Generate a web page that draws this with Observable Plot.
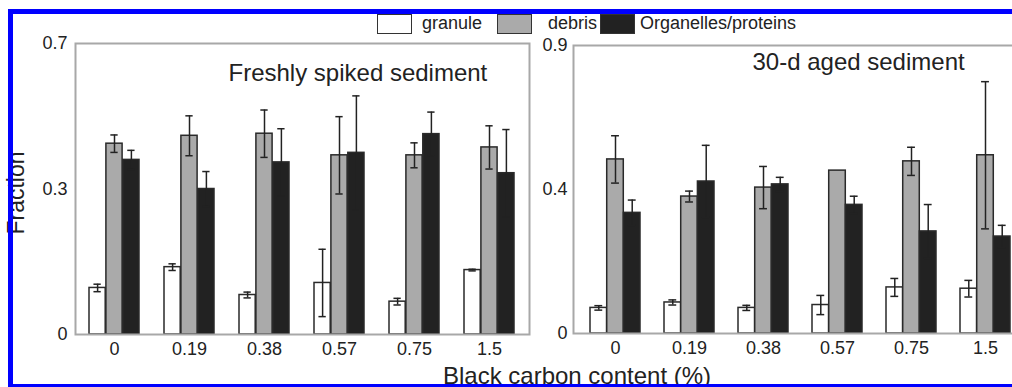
<!DOCTYPE html>
<html><head><meta charset="utf-8">
<script src="https://cdn.jsdelivr.net/npm/d3@7"></script>
<script src="https://cdn.jsdelivr.net/npm/@observablehq/plot@0.6"></script>
<style>
html,body{margin:0;padding:0;background:#fff;overflow:hidden;}
#wrap{position:relative;width:1012px;height:387px;overflow:hidden;background:#fff;font-family:"Liberation Sans",Arial,sans-serif;color:#222;}
.abs{position:absolute;white-space:nowrap;}
.box{position:absolute;box-sizing:border-box;border:1.5px solid #333;width:35px;height:20px;}
.leg{position:absolute;white-space:nowrap;font-size:18px;line-height:18px;}
#border{position:absolute;left:8px;top:9px;width:1100px;height:370px;border:5px solid #0000ff;z-index:10;pointer-events:none;}
</style></head>
<body><div id="wrap"></div>
<script>
// ---- data ----
const categories = ["0", "0.19", "0.38", "0.57", "0.75", "1.5"];
const seriesNames = ["granule", "debris", "Organelles/proteins"];
const seriesColors = ["#ffffff", "#aaaaaa", "#222222"];

// Freshly spiked sediment
const freshGranule = [0.112, 0.162, 0.095, 0.124, 0.079, 0.155];
const freshGranuleErr = [0.009, 0.008, 0.007, 0.081, 0.008, 0.002];
const freshDebris = [0.459, 0.478, 0.483, 0.431, 0.431, 0.450];
const freshDebrisErr = [0.021, 0.048, 0.057, 0.093, 0.030, 0.052];
const freshOrganelles = [0.420, 0.350, 0.414, 0.437, 0.482, 0.388];
const freshOrganellesErr = [0.023, 0.042, 0.081, 0.137, 0.053, 0.105];

// 30-d aged sediment
const agedGranule = [0.080, 0.097, 0.080, 0.089, 0.144, 0.140];
const agedGranuleErr = [0.007, 0.008, 0.008, 0.030, 0.028, 0.026];
const agedDebris = [0.544, 0.428, 0.456, 0.509, 0.538, 0.557];
const agedDebrisErr = [0.074, 0.017, 0.066, 0, 0.044, 0.230];
const agedOrganelles = [0.377, 0.475, 0.466, 0.402, 0.319, 0.303];
const agedOrganellesErr = [0.040, 0.113, 0.022, 0.027, 0.084, 0.035];

const leftYTicks = [0, 0.35, 0.7];
const leftYTickLabels = ["0", "0.3", "0.7"];
const rightYTicks = [0, 0.45, 0.9];
const rightYTickLabels = ["0", "0.4", "0.9"];

const panelTitles = ["Freshly spiked sediment", "30-d aged sediment"];
const yLabel = "Fraction";
const xLabel = "Black carbon content (%)";

// ---- build tables ----
function table(vals, errs) {
  const out = [];
  vals.forEach((v, s) => v.forEach((value, i) =>
    out.push({bc: categories[i], series: seriesNames[s], value, err: errs[s][i]})));
  return out;
}
const freshData = table([freshGranule, freshDebris, freshOrganelles],
                        [freshGranuleErr, freshDebrisErr, freshOrganellesErr]);
const agedData = table([agedGranule, agedDebris, agedOrganelles],
                       [agedGranuleErr, agedDebrisErr, agedOrganellesErr]);

const FONT = '"Liberation Sans", Arial, sans-serif';

function panel(o) {
  const height = 387, mT = o.mT, mB = height - o.bottom;
  const pI = 0.33, pO = 0.165;
  const step = (o.width - o.mL - o.mR) / (categories.length - pI + 2 * pO);
  const bw = step * (1 - pI);
  const sub = bw / 3;
  const marks = [];
  seriesNames.forEach((s, i) => {
    marks.push(Plot.barY(o.data.filter(r => r.series === s), {
      x: "bc", y: "value", fill: seriesColors[i], stroke: "#2a2a2a", strokeWidth: 1.5,
      insetLeft: i * sub, insetRight: (2 - i) * sub
    }));
  });
  seriesNames.forEach((s, i) => {
    const d = o.data.filter(r => r.series === s && r.err > 0);
    const off = (i - 1) * sub;
    marks.push(Plot.ruleX(d, {x: "bc", y1: r => r.value - r.err, y2: r => r.value + r.err,
      dx: off, stroke: "#222", strokeWidth: 1.5}));
    const iL = bw / 2 + off - 4, iR = bw / 2 - off - 4;
    marks.push(Plot.tickY(d, {x: "bc", y: r => r.value + r.err, insetLeft: iL, insetRight: iR,
      stroke: "#222", strokeWidth: 1.5}));
    marks.push(Plot.tickY(d, {x: "bc", y: r => r.value - r.err, insetLeft: iL, insetRight: iR,
      stroke: "#222", strokeWidth: 1.5}));
  });
  marks.push(Plot.frame({stroke: "#a8a8a8", strokeWidth: 2, insetLeft: o.fL || 0}));
  marks.push(Plot.text([o.title], {text: d => d, frameAnchor: "top-left", textAnchor: "start",
    lineAnchor: "top", dx: o.tdx, dy: o.tdy, fontSize: 24, fill: "#222"}));
  return Plot.plot({
    width: o.width, height,
    marginLeft: o.mL, marginRight: o.mR, marginTop: mT, marginBottom: mB,
    style: {fontSize: "18px", fontFamily: FONT, color: "#222", background: "transparent",
            overflow: "visible", maxWidth: "none"},
    x: {domain: categories, paddingInner: pI, paddingOuter: pO, tickSize: 0, tickPadding: 8, label: null},
    y: {domain: [0, o.yMax], ticks: o.ticks, tickFormat: d => o.labels[o.ticks.indexOf(d)],
        tickSize: 0, tickPadding: o.tp, label: null},
    marks
  });
}

const wrap = document.getElementById("wrap");

const left = panel({data: freshData, yMax: 0.7, ticks: leftYTicks, labels: leftYTickLabels,
  title: panelTitles[0], width: 545, mL: 75, mR: 16, mT: 43, bottom: 334, tdx: 153, tdy: 20, tp: 8});
left.style.position = "absolute"; left.style.left = "0px"; left.style.top = "0px";
wrap.appendChild(left);

const right = panel({data: agedData, yMax: 0.9, ticks: rightYTicks, labels: rightYTickLabels,
  title: panelTitles[1], width: 530, mL: 45, mR: 36, mT: 45, bottom: 333, tdx: 177, tdy: 7, tp: 8, fL: -2});
right.style.position = "absolute"; right.style.left = "530px"; right.style.top = "0px";
wrap.appendChild(right);

// legend
const legX = [{box: 377, text: 422}, {box: 497, text: 548}, {box: 600, text: 640}];
seriesNames.forEach((s, i) => {
  const b = document.createElement("div");
  b.className = "box"; b.style.left = legX[i].box + "px"; b.style.top = "14px";
  b.style.background = seriesColors[i];
  wrap.appendChild(b);
  const t = document.createElement("div");
  t.className = "leg"; t.textContent = s;
  t.style.left = legX[i].text + "px"; t.style.top = "14px";
  wrap.appendChild(t);
});

// axis titles
const yl = document.createElement("div");
yl.className = "abs"; yl.textContent = yLabel;
Object.assign(yl.style, {left: "-44px", top: "181px", width: "120px", height: "24px", lineHeight: "24px",
  fontSize: "23px", textAlign: "center", transform: "rotate(-90deg)", transformOrigin: "50% 50%"});
wrap.appendChild(yl);

const xl = document.createElement("div");
xl.className = "abs"; xl.textContent = xLabel;
Object.assign(xl.style, {left: "377px", top: "364px", width: "400px", lineHeight: "24px",
  fontSize: "24px", textAlign: "center"});
wrap.appendChild(xl);

const border = document.createElement("div");
border.id = "border";
wrap.appendChild(border);
</script>
</body></html>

STATED GOAL: Reproduce the material word for word, minus the images.

SOLUTION:
Generate a web page that draws this with Observable Plot.
<!DOCTYPE html>
<html><head><meta charset="utf-8">
<script src="https://cdn.jsdelivr.net/npm/d3@7"></script>
<script src="https://cdn.jsdelivr.net/npm/@observablehq/plot@0.6"></script>
<style>
html,body{margin:0;padding:0;background:#fff;overflow:hidden;}
#wrap{position:relative;width:1012px;height:387px;overflow:hidden;background:#fff;font-family:"Liberation Sans",Arial,sans-serif;color:#222;}
.abs{position:absolute;white-space:nowrap;}
.box{position:absolute;box-sizing:border-box;border:1.5px solid #333;width:35px;height:20px;}
.leg{position:absolute;white-space:nowrap;font-size:18px;line-height:18px;}
#border{position:absolute;left:8px;top:9px;width:1100px;height:370px;border:5px solid #0000ff;z-index:10;pointer-events:none;}
</style></head>
<body><div id="wrap"></div>
<script>
// ---- data ----
const categories = ["0", "0.19", "0.38", "0.57", "0.75", "1.5"];
const seriesNames = ["granule", "debris", "Organelles/proteins"];
const seriesColors = ["#ffffff", "#aaaaaa", "#222222"];

// Freshly spiked sediment
const freshGranule = [0.112, 0.162, 0.095, 0.124, 0.079, 0.155];
const freshGranuleErr = [0.009, 0.008, 0.007, 0.081, 0.008, 0.002];
const freshDebris = [0.459, 0.478, 0.483, 0.431, 0.431, 0.450];
const freshDebrisErr = [0.021, 0.048, 0.057, 0.093, 0.030, 0.052];
const freshOrganelles = [0.420, 0.350, 0.414, 0.437, 0.482, 0.388];
const freshOrganellesErr = [0.023, 0.042, 0.081, 0.137, 0.053, 0.105];

// 30-d aged sediment
const agedGranule = [0.080, 0.097, 0.080, 0.089, 0.144, 0.140];
const agedGranuleErr = [0.007, 0.008, 0.008, 0.030, 0.028, 0.026];
const agedDebris = [0.544, 0.428, 0.456, 0.509, 0.538, 0.557];
const agedDebrisErr = [0.074, 0.017, 0.066, 0, 0.044, 0.230];
const agedOrganelles = [0.377, 0.475, 0.466, 0.402, 0.319, 0.303];
const agedOrganellesErr = [0.040, 0.113, 0.022, 0.027, 0.084, 0.035];

const leftYTicks = [0, 0.35, 0.7];
const leftYTickLabels = ["0", "0.3", "0.7"];
const rightYTicks = [0, 0.45, 0.9];
const rightYTickLabels = ["0", "0.4", "0.9"];

const panelTitles = ["Freshly spiked sediment", "30-d aged sediment"];
const yLabel = "Fraction";
const xLabel = "Black carbon content (%)";

// ---- build tables ----
function table(vals, errs) {
  const out = [];
  vals.forEach((v, s) => v.forEach((value, i) =>
    out.push({bc: categories[i], series: seriesNames[s], value, err: errs[s][i]})));
  return out;
}
const freshData = table([freshGranule, freshDebris, freshOrganelles],
                        [freshGranuleErr, freshDebrisErr, freshOrganellesErr]);
const agedData = table([agedGranule, agedDebris, agedOrganelles],
                       [agedGranuleErr, agedDebrisErr, agedOrganellesErr]);

const FONT = '"Liberation Sans", Arial, sans-serif';

function panel(o) {
  const height = 387, mT = o.mT, mB = height - o.bottom;
  const pI = 0.33, pO = 0.165;
  const step = (o.width - o.mL - o.mR) / (categories.length - pI + 2 * pO);
  const bw = step * (1 - pI);
  const sub = bw / 3;
  const marks = [];
  seriesNames.forEach((s, i) => {
    marks.push(Plot.barY(o.data.filter(r => r.series === s), {
      x: "bc", y: "value", fill: seriesColors[i], stroke: "#2a2a2a", strokeWidth: 1.5,
      insetLeft: i * sub, insetRight: (2 - i) * sub
    }));
  });
  seriesNames.forEach((s, i) => {
    const d = o.data.filter(r => r.series === s && r.err > 0);
    const off = (i - 1) * sub;
    marks.push(Plot.ruleX(d, {x: "bc", y1: r => r.value - r.err, y2: r => r.value + r.err,
      dx: off, stroke: "#222", strokeWidth: 1.5}));
    const iL = bw / 2 + off - 4, iR = bw / 2 - off - 4;
    marks.push(Plot.tickY(d, {x: "bc", y: r => r.value + r.err, insetLeft: iL, insetRight: iR,
      stroke: "#222", strokeWidth: 1.5}));
    marks.push(Plot.tickY(d, {x: "bc", y: r => r.value - r.err, insetLeft: iL, insetRight: iR,
      stroke: "#222", strokeWidth: 1.5}));
  });
  marks.push(Plot.frame({stroke: "#a8a8a8", strokeWidth: 2, insetLeft: o.fL || 0}));
  marks.push(Plot.text([o.title], {text: d => d, frameAnchor: "top-left", textAnchor: "start",
    lineAnchor: "top", dx: o.tdx, dy: o.tdy, fontSize: 24, fill: "#222"}));
  return Plot.plot({
    width: o.width, height,
    marginLeft: o.mL, marginRight: o.mR, marginTop: mT, marginBottom: mB,
    style: {fontSize: "18px", fontFamily: FONT, color: "#222", background: "transparent",
            overflow: "visible", maxWidth: "none"},
    x: {domain: categories, paddingInner: pI, paddingOuter: pO, tickSize: 0, tickPadding: 8, label: null},
    y: {domain: [0, o.yMax], ticks: o.ticks, tickFormat: d => o.labels[o.ticks.indexOf(d)],
        tickSize: 0, tickPadding: o.tp, label: null},
    marks
  });
}

const wrap = document.getElementById("wrap");

const left = panel({data: freshData, yMax: 0.7, ticks: leftYTicks, labels: leftYTickLabels,
  title: panelTitles[0], width: 545, mL: 75, mR: 16, mT: 43, bottom: 334, tdx: 153, tdy: 20, tp: 8});
left.style.position = "absolute"; left.style.left = "0px"; left.style.top = "0px";
wrap.appendChild(left);

const right = panel({data: agedData, yMax: 0.9, ticks: rightYTicks, labels: rightYTickLabels,
  title: panelTitles[1], width: 530, mL: 45, mR: 36, mT: 45, bottom: 333, tdx: 177, tdy: 7, tp: 8, fL: -2});
right.style.position = "absolute"; right.style.left = "530px"; right.style.top = "0px";
wrap.appendChild(right);

// legend
const legX = [{box: 377, text: 422}, {box: 497, text: 548}, {box: 600, text: 640}];
seriesNames.forEach((s, i) => {
  const b = document.createElement("div");
  b.className = "box"; b.style.left = legX[i].box + "px"; b.style.top = "14px";
  b.style.background = seriesColors[i];
  wrap.appendChild(b);
  const t = document.createElement("div");
  t.className = "leg"; t.textContent = s;
  t.style.left = legX[i].text + "px"; t.style.top = "14px";
  wrap.appendChild(t);
});

// axis titles
const yl = document.createElement("div");
yl.className = "abs"; yl.textContent = yLabel;
Object.assign(yl.style, {left: "-44px", top: "181px", width: "120px", height: "24px", lineHeight: "24px",
  fontSize: "23px", textAlign: "center", transform: "rotate(-90deg)", transformOrigin: "50% 50%"});
wrap.appendChild(yl);

const xl = document.createElement("div");
xl.className = "abs"; xl.textContent = xLabel;
Object.assign(xl.style, {left: "377px", top: "364px", width: "400px", lineHeight: "24px",
  fontSize: "24px", textAlign: "center"});
wrap.appendChild(xl);

const border = document.createElement("div");
border.id = "border";
wrap.appendChild(border);
</script>
</body></html>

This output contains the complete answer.